# CALPE. Odissea Camper Park. Reservation Deposit.



## sennen523 (May 6, 2006)

Hi All,
We are in Spain and have made a reservation at the Calpe Aire over the Easter weekend for 7 nights.
They have given me an International Money Transfer "code" to pay a deposit.
Does anyone know how I do this? (any bank etc).

Regards,
sennen523.


----------



## C7KEN (May 27, 2005)

They will have given you a link to transferwise and the odissea bank details so just log on to transferwise and fill in your details, ifs very easy and transferwise are excellent for money transfers to Spain. All the attendees on Spain 2013 are using this.
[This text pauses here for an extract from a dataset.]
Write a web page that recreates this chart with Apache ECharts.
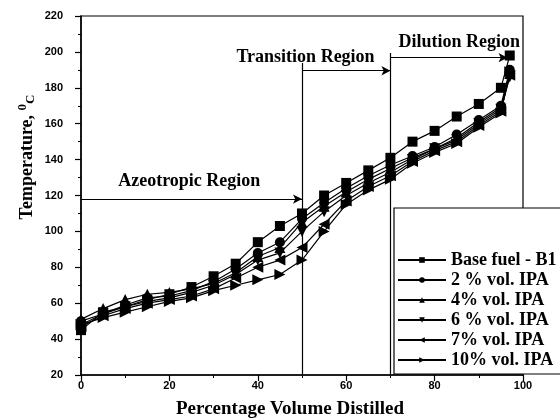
<!DOCTYPE html>
<html>
<head>
<meta charset="utf-8">
<script src="https://cdn.jsdelivr.net/npm/echarts@6/dist/echarts.min.js"></script>
<style>
  html, body { margin: 0; padding: 0; background: #fff; }
  #chart { width: 560px; height: 420px; }
</style>
</head>
<body>
<div id="chart"></div>
<script>
// Distillation curves: temperature vs. percentage volume distilled
const distilled = [0, 5, 10, 15, 20, 25, 30, 35, 40, 45, 50, 55, 60, 65, 70, 75, 80, 85, 90, 95, 97];

const baseFuelB1 = [45, 55, 58, 62, 65, 69, 75, 82, 94, 103, 110, 120, 127, 134, 141, 150, 156, 164, 171, 180, 198];
const ipa2  = [50, 54, 59, 63, 64, 67, 72, 79, 88, 94, 107, 116, 124, 131, 137, 142, 147, 154, 162, 170, 190];
const ipa4  = [51, 57, 62, 65, 66, 68, 71, 77, 86, 91, 105, 114, 122, 129, 135, 141, 146, 152, 161, 169, 188];
const ipa6  = [48, 54, 58, 61, 63, 66, 70, 76, 84, 88, 100, 111, 120, 127, 133, 140, 146, 151, 160, 168, 186];
const ipa7  = [47, 53, 57, 60, 62, 64, 68, 74, 80, 84, 91, 104, 117, 125, 131, 139, 145, 150, 159, 167, 187];
const ipa10 = [48, 52, 55, 58, 61, 63, 67, 70, 73, 76, 84, 100, 115, 123, 129, 138, 144, 149, 158, 166, 189];

const seriesNames = ['Base fuel - B1', '2 % vol. IPA', '4% vol. IPA', '6 % vol. IPA', '7% vol. IPA', '10% vol. IPA'];
const seriesValues = [baseFuelB1, ipa2, ipa4, ipa6, ipa7, ipa10];

// Region boundaries (volume %) and arrow levels (°C)
const regionBounds = [50, 70];
const azeotropicArrow = { from: 0, to: 50, temp: 118 };
const transitionArrow = { from: 50, to: 70, temp: 189.5 };
const dilutionArrow = { from: 70, to: 96.5, temp: 196.8 };
const boundaryTops = [193.8, 199.4];
const regionLabels = [
  { name: 'Azeotropic Region', x: 24.5, y: 128 },
  { name: 'Transition Region', x: 50.8, y: 197.2 },
  { name: 'Dilution Region', x: 85.6, y: 205.5 }
];

const serif = '"Liberation Serif", "Times New Roman", serif';
const sans = '"Liberation Sans", Arial, sans-serif';

// Marker shapes: square, circle, up/down/left/right triangles
const symbols = [
  'rect',
  'circle',
  'path://M5,0 L10,9 L0,9 Z',
  'path://M0,0 L10,0 L5,9 Z',
  'path://M9,0 L9,10 L0,5 Z',
  'path://M0,0 L9,5 L0,10 Z'
];
const symbolSizes = [10, 10, 11, 11, 11, 11];

const series = seriesNames.map((name, i) => ({
  name: name,
  type: 'line',
  data: distilled.map((x, j) => [x, seriesValues[i][j]]),
  symbol: symbols[i],
  symbolSize: symbolSizes[i],
  showSymbol: true,
  itemStyle: { color: '#000' },
  lineStyle: { color: '#000', width: 1.2 },
  z: 3
}));

// Region arrows, boundary lines and region names
series.push({
  name: 'regions',
  type: 'line',
  data: [],
  silent: true,
  markLine: {
    silent: true,
    symbol: ['none', 'arrow'],
    symbolSize: [7, 9],
    lineStyle: { color: '#000', width: 1.2, type: 'solid' },
    label: { show: false },
    emphasis: { disabled: true },
    data: [
      [{ coord: [azeotropicArrow.from, azeotropicArrow.temp] }, { coord: [azeotropicArrow.to, azeotropicArrow.temp] }],
      [{ coord: [transitionArrow.from, transitionArrow.temp] }, { coord: [transitionArrow.to, transitionArrow.temp] }],
      [{ coord: [dilutionArrow.from, dilutionArrow.temp] }, { coord: [dilutionArrow.to, dilutionArrow.temp] }],
      [{ coord: [regionBounds[0], boundaryTops[0]], symbol: 'none' }, { coord: [regionBounds[0], 20], symbol: 'none' }],
      [{ coord: [regionBounds[1], boundaryTops[1]], symbol: 'none' }, { coord: [regionBounds[1], 20], symbol: 'none' }]
    ]
  },
  markPoint: {
    silent: true,
    symbol: 'rect',
    symbolSize: 1,
    itemStyle: { color: 'rgba(0,0,0,0)' },
    label: {
      show: true,
      position: 'inside',
      formatter: '{b}',
      color: '#000',
      fontFamily: serif,
      fontWeight: 'bold',
      fontSize: 18
    },
    data: regionLabels.map(r => ({ name: r.name, coord: [r.x, r.y] }))
  }
});

const chart = echarts.init(document.getElementById('chart'), null, { renderer: 'canvas' });
chart.setOption({
  animation: false,
  backgroundColor: '#fff',
  grid: {
    left: 81, right: 37, top: 16, bottom: 45,
    show: true, borderColor: '#000', borderWidth: 1.2, backgroundColor: 'transparent'
  },
  xAxis: {
    type: 'value',
    min: 0, max: 100, interval: 20,
    axisLine: { lineStyle: { color: '#000', width: 1.5 } },
    axisTick: { length: 6, lineStyle: { color: '#000', width: 1.2 } },
    minorTick: { show: true, splitNumber: 2, length: 3, lineStyle: { color: '#000', width: 1 } },
    splitLine: { show: false },
    axisLabel: { color: '#000', fontFamily: sans, fontWeight: 'bold', fontSize: 11, margin: 5 }
  },
  yAxis: {
    type: 'value',
    min: 20, max: 220, interval: 20,
    axisLine: { lineStyle: { color: '#000', width: 1.5 } },
    axisTick: { length: 6, lineStyle: { color: '#000', width: 1.2 } },
    minorTick: { show: true, splitNumber: 2, length: 3, lineStyle: { color: '#000', width: 1 } },
    splitLine: { show: false },
    axisLabel: { color: '#000', fontFamily: sans, fontWeight: 'bold', fontSize: 11, margin: 18 }
  },
  legend: {
    data: seriesNames,
    orient: 'vertical',
    left: 394, top: 208,
    padding: [43, 80, 5, 3],
    itemGap: 2,
    itemWidth: 48,
    itemHeight: 7,
    backgroundColor: '#fff',
    borderColor: '#000',
    borderWidth: 1.2,
    borderRadius: 0,
    selectedMode: false,
    textStyle: { color: '#000', fontFamily: serif, fontWeight: 'bold', fontSize: 18, padding: [0, 0, 0, 0] },
    z: 10
  },
  graphic: [
    {
      type: 'text',
      x: 290, y: 409,
      style: {
        text: 'Percentage Volume Distilled',
        font: 'bold 19px ' + serif,
        fill: '#000',
        align: 'center',
        verticalAlign: 'middle'
      }
    },
    {
      type: 'text',
      x: 27, y: 157,
      rotation: Math.PI / 2,
      style: {
        text: '{t|Temperature, }{s|0}{c|C}',
        align: 'center',
        verticalAlign: 'middle',
        fill: '#000',
        rich: {
          t: { fontFamily: serif, fontWeight: 'bold', fontSize: 18, lineHeight: 21, verticalAlign: 'middle' },
          s: { fontFamily: serif, fontWeight: 'bold', fontSize: 13, lineHeight: 21, verticalAlign: 'top' },
          c: { fontFamily: serif, fontWeight: 'bold', fontSize: 13, lineHeight: 21, verticalAlign: 'bottom' }
        }
      }
    }
  ],
  series: series
});
</script>
</body>
</html>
We will be there from May 6th then the place will be buzzing.


----------



## sennen523 (May 6, 2006)

Hola Ken,

I was hoping you would answer. Odissea have sent me a PDF attachment with the booking details and International Money Transfer Bank details for paying a deposit.
There is no "Transferwise" link.
I will try and find it in Google.

Thanks for your help. We would have loved to come on the Rally but will be back in the UK by then.

Regards,
Al.


----------



## pippin (Nov 15, 2007)

A bundle of €URO notes in an envelope might be cheaper.


----------



## C7KEN (May 27, 2005)

If you are transfering moneg from a uk bank account then trsnsferwise is cheaper than getting your bank to do a transfer however if your money is already in euros in a spanish bank then just do a straightforward bank transfer. If you have not found transferwise let me know and i will post a link or look on thd spain 2013 thread as i already put it on there. I have just got back home from england with the worse trip down the m25 to gagwick i've ever made, we had to run to the boarding gate and ndarly missed the plane, i'm glad to be back sway from that rain and the most overcrowded road ever


----------